EXERCISE GOAL: Filter for the word "this" and keep each matching line.

DATA EXTRACT:
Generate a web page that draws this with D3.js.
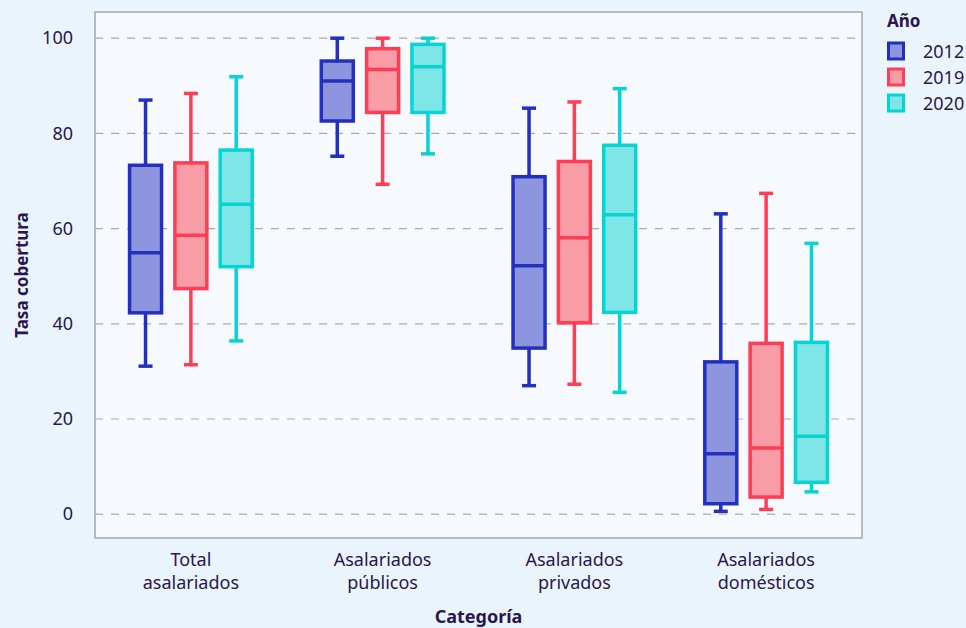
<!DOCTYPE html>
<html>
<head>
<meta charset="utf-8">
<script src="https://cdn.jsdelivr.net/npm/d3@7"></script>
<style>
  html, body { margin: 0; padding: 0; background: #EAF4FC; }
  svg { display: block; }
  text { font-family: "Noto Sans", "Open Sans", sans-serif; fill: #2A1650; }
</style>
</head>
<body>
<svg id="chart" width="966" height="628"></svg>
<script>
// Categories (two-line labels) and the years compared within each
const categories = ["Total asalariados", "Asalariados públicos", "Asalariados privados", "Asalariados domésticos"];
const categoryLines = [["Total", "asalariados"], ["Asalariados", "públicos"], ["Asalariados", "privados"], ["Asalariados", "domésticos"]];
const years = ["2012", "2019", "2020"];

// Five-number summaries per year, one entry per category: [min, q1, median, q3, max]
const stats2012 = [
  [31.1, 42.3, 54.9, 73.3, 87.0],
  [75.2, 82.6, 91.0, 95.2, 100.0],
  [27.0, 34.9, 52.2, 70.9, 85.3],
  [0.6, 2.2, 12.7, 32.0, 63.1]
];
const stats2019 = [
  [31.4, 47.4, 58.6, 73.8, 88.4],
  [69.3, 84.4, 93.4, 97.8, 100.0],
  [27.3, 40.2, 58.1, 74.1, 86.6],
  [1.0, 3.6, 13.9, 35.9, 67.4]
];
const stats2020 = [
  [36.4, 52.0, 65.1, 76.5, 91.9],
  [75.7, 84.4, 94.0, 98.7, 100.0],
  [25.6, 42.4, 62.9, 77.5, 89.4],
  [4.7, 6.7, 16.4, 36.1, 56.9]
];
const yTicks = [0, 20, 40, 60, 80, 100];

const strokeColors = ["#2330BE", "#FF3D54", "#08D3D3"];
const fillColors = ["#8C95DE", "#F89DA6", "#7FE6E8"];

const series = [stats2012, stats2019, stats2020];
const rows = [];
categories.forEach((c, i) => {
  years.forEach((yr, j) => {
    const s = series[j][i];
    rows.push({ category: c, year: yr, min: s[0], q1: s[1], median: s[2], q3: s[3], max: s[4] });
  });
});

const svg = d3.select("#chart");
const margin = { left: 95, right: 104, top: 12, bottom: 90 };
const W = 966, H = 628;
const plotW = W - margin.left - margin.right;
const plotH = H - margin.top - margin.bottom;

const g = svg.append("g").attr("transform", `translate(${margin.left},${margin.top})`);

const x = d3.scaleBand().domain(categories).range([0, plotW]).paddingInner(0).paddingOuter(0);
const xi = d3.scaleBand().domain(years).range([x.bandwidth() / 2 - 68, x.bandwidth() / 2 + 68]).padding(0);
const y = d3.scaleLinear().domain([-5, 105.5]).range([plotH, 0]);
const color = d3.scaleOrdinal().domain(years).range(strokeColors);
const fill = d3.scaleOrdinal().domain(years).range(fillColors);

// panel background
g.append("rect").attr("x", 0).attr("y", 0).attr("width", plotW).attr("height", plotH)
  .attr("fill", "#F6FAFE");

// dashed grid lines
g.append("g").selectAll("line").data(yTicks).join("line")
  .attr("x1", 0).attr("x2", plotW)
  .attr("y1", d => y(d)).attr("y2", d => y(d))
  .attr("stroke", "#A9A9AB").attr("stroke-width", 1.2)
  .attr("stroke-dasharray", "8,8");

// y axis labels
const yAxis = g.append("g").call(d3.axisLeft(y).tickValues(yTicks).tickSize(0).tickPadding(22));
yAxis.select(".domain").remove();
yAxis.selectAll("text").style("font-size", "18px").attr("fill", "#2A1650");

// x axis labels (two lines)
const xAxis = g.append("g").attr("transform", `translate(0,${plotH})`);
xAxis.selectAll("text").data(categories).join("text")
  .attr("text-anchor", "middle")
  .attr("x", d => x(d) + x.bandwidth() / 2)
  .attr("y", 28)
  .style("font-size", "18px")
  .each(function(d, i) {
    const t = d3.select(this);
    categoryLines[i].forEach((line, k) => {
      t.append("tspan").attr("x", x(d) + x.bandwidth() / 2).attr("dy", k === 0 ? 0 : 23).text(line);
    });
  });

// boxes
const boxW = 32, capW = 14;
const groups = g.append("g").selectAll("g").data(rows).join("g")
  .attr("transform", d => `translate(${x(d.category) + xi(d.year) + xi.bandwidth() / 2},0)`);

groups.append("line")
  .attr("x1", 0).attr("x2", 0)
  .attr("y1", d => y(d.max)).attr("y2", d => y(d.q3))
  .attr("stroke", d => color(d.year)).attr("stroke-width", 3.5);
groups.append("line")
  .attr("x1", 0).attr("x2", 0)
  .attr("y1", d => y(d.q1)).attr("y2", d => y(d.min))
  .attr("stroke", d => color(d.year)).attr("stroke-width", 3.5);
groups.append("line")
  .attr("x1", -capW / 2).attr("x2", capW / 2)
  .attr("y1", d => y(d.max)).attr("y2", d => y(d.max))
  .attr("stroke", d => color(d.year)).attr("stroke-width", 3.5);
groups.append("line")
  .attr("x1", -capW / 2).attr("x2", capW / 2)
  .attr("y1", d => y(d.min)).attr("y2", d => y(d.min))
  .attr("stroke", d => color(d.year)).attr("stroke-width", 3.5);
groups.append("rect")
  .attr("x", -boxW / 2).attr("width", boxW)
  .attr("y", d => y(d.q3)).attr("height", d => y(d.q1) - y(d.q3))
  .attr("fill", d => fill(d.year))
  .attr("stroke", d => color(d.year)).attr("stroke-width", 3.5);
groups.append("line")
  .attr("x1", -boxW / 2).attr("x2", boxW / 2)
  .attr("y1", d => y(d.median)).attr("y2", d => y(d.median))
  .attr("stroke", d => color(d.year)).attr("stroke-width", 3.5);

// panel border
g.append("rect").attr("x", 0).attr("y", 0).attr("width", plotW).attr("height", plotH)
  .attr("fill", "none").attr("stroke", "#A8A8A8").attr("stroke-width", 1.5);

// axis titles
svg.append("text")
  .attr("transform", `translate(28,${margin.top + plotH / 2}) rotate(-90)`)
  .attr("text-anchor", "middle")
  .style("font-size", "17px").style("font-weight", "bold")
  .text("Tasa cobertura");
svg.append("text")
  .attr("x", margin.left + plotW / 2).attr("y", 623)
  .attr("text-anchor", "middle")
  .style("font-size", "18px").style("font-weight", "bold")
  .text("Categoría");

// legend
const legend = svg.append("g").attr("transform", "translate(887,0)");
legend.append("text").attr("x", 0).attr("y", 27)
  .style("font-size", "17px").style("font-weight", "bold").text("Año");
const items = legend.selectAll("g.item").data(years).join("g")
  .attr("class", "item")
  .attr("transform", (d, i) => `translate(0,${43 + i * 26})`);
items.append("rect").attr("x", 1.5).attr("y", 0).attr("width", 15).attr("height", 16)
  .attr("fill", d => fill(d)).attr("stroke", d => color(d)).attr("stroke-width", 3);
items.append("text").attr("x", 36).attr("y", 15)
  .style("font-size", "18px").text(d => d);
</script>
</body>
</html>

THE OUTPUT:
Generate a web page that draws this with D3.js.
    const t = d3.select(this);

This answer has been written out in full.